= Directive =
Copy the data exactly as it appears, and do not include any pictures.
________________________________________
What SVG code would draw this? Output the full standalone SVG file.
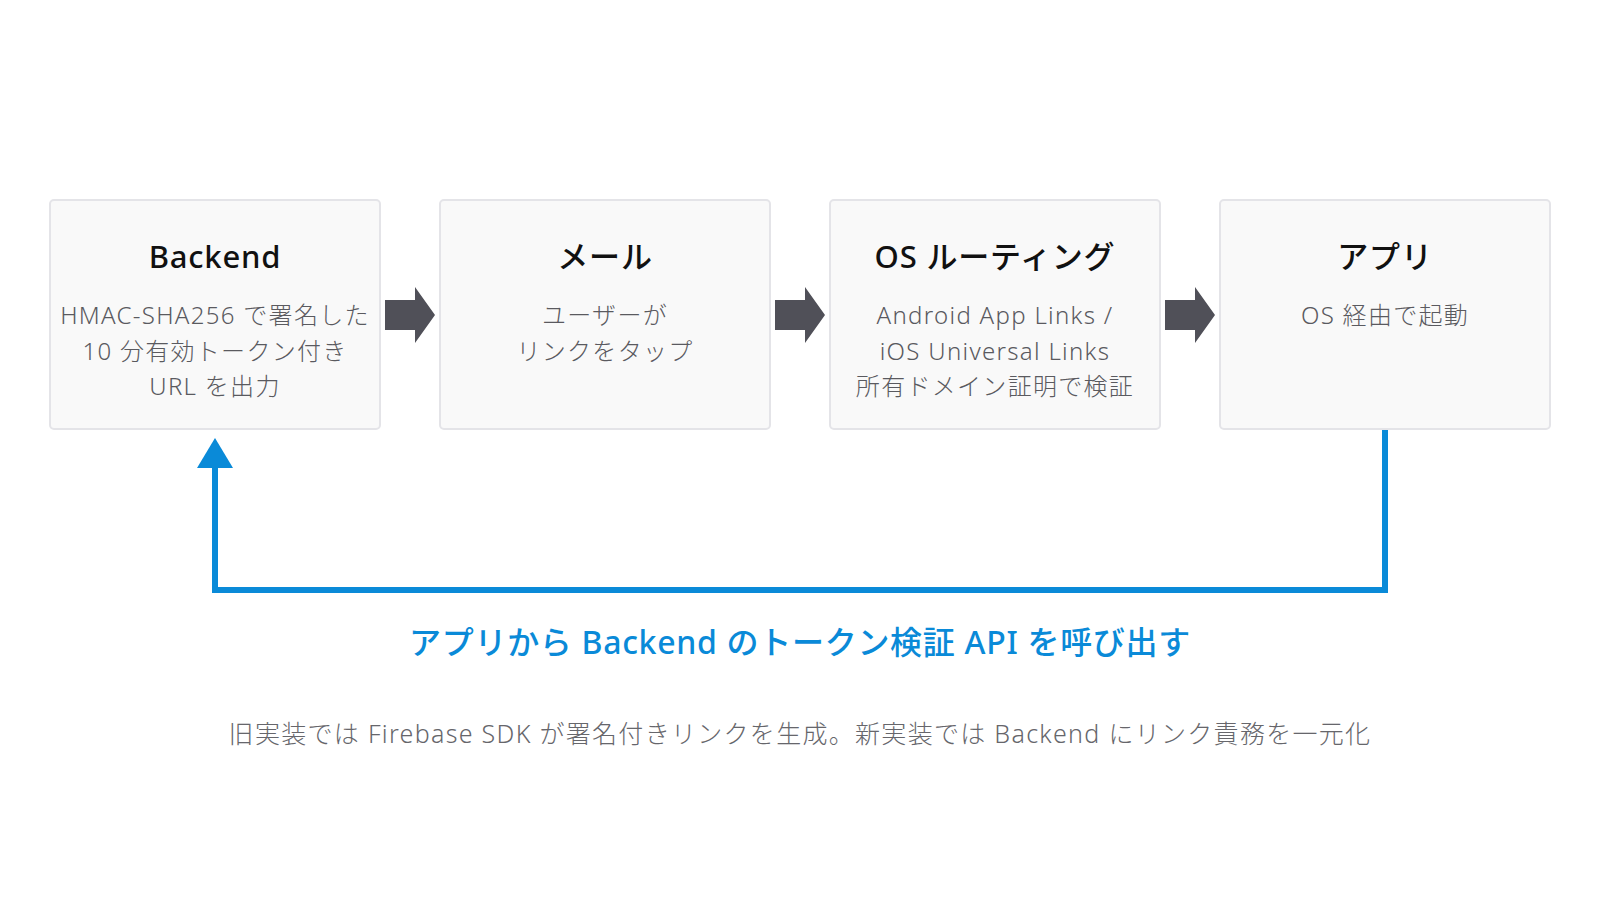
<svg xmlns="http://www.w3.org/2000/svg" width="1600" height="900" viewBox="0 0 1600 900">
<style>
.box{fill:#f9f9f9;stroke:#e4e4e8;stroke-width:2}
.t{font-family:"Noto Sans","Noto Sans CJK JP",sans-serif;font-size:31px;font-weight:500;fill:#111;text-anchor:middle;letter-spacing:0.8px}
.s{font-family:"Noto Sans","Noto Sans CJK JP",sans-serif;font-size:24px;font-weight:300;fill:#5a5a5f;text-anchor:middle;letter-spacing:1.3px}
.flow{fill:#505058}
.blue{font-family:"Noto Sans","Noto Sans CJK JP",sans-serif;font-size:32px;font-weight:500;fill:#0a8ad8;text-anchor:middle;letter-spacing:0.7px}
.foot{font-family:"Noto Sans","Noto Sans CJK JP",sans-serif;font-size:25px;font-weight:300;fill:#66666b;text-anchor:middle;letter-spacing:1.3px}
</style>
<rect width="1600" height="900" fill="#ffffff"/>
<g id="node-backend">
<rect class="box" x="50" y="200" width="330" height="229" rx="4"/>
<text class="t" x="215" y="268">Backend</text>
<text class="s" x="215" y="324">HMAC-SHA256 で署名した</text>
<text class="s" x="215" y="360">10 分有効トークン付き</text>
<text class="s" x="215" y="395">URL を出力</text>
</g>
<g id="node-mail">
<rect class="box" x="440" y="200" width="330" height="229" rx="4"/>
<text class="t" x="605" y="268">メール</text>
<text class="s" x="605" y="324">ユーザーが</text>
<text class="s" x="605" y="360">リンクをタップ</text>
</g>
<g id="node-os">
<rect class="box" x="830" y="200" width="330" height="229" rx="4"/>
<text class="t" x="995" y="268">OS ルーティング</text>
<text class="s" x="995" y="324">Android App Links /</text>
<text class="s" x="995" y="360">iOS Universal Links</text>
<text class="s" x="995" y="395">所有ドメイン証明で検証</text>
</g>
<g id="node-app">
<rect class="box" x="1220" y="200" width="330" height="229" rx="4"/>
<text class="t" x="1385" y="268">アプリ</text>
<text class="s" x="1385" y="324">OS 経由で起動</text>
</g>
<g id="connectors">
<path class="flow" d="M385 300H415V287L435 315L415 343V330H385Z"/>
<path class="flow" d="M775 300H805V287L825 315L805 343V330H775Z"/>
<path class="flow" d="M1165 300H1195V287L1215 315L1195 343V330H1165Z"/>
<path d="M1385 430V590H215V466" fill="none" stroke="#0a8ad8" stroke-width="6"/>
<path d="M215 438L233 468H197Z" fill="#0a8ad8"/>
</g>
<text class="blue" x="800" y="654">アプリから Backend のトークン検証 API を呼び出す</text>
<text class="foot" x="800" y="743">旧実装では Firebase SDK が署名付きリンクを生成。新実装では Backend にリンク責務を一元化</text>
</svg>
________________________________________
= Written solution =
What SVG code would draw this? Output the full standalone SVG file.
<svg xmlns="http://www.w3.org/2000/svg" width="1600" height="900" viewBox="0 0 1600 900">
<style>
.box{fill:#f9f9f9;stroke:#e4e4e8;stroke-width:2}
.t{font-family:"Noto Sans","Noto Sans CJK JP",sans-serif;font-size:31px;font-weight:500;fill:#111;text-anchor:middle;letter-spacing:0.8px}
.s{font-family:"Noto Sans","Noto Sans CJK JP",sans-serif;font-size:24px;font-weight:300;fill:#5a5a5f;text-anchor:middle;letter-spacing:1.3px}
.flow{fill:#505058}
.blue{font-family:"Noto Sans","Noto Sans CJK JP",sans-serif;font-size:32px;font-weight:500;fill:#0a8ad8;text-anchor:middle;letter-spacing:0.7px}
.foot{font-family:"Noto Sans","Noto Sans CJK JP",sans-serif;font-size:25px;font-weight:300;fill:#66666b;text-anchor:middle;letter-spacing:1.3px}
</style>
<rect width="1600" height="900" fill="#ffffff"/>
<g id="node-backend">
<rect class="box" x="50" y="200" width="330" height="229" rx="4"/>
<text class="t" x="215" y="268">Backend</text>
<text class="s" x="215" y="324">HMAC-SHA256 で署名した</text>
<text class="s" x="215" y="360">10 分有効トークン付き</text>
<text class="s" x="215" y="395">URL を出力</text>
</g>
<g id="node-mail">
<rect class="box" x="440" y="200" width="330" height="229" rx="4"/>
<text class="t" x="605" y="268">メール</text>
<text class="s" x="605" y="324">ユーザーが</text>
<text class="s" x="605" y="360">リンクをタップ</text>
</g>
<g id="node-os">
<rect class="box" x="830" y="200" width="330" height="229" rx="4"/>
<text class="t" x="995" y="268">OS ルーティング</text>
<text class="s" x="995" y="324">Android App Links /</text>
<text class="s" x="995" y="360">iOS Universal Links</text>
<text class="s" x="995" y="395">所有ドメイン証明で検証</text>
</g>
<g id="node-app">
<rect class="box" x="1220" y="200" width="330" height="229" rx="4"/>
<text class="t" x="1385" y="268">アプリ</text>
<text class="s" x="1385" y="324">OS 経由で起動</text>
</g>
<g id="connectors">
<path class="flow" d="M385 300H415V287L435 315L415 343V330H385Z"/>
<path class="flow" d="M775 300H805V287L825 315L805 343V330H775Z"/>
<path class="flow" d="M1165 300H1195V287L1215 315L1195 343V330H1165Z"/>
<path d="M1385 430V590H215V466" fill="none" stroke="#0a8ad8" stroke-width="6"/>
<path d="M215 438L233 468H197Z" fill="#0a8ad8"/>
</g>
<text class="blue" x="800" y="654">アプリから Backend のトークン検証 API を呼び出す</text>
<text class="foot" x="800" y="743">旧実装では Firebase SDK が署名付きリンクを生成。新実装では Backend にリンク責務を一元化</text>
</svg>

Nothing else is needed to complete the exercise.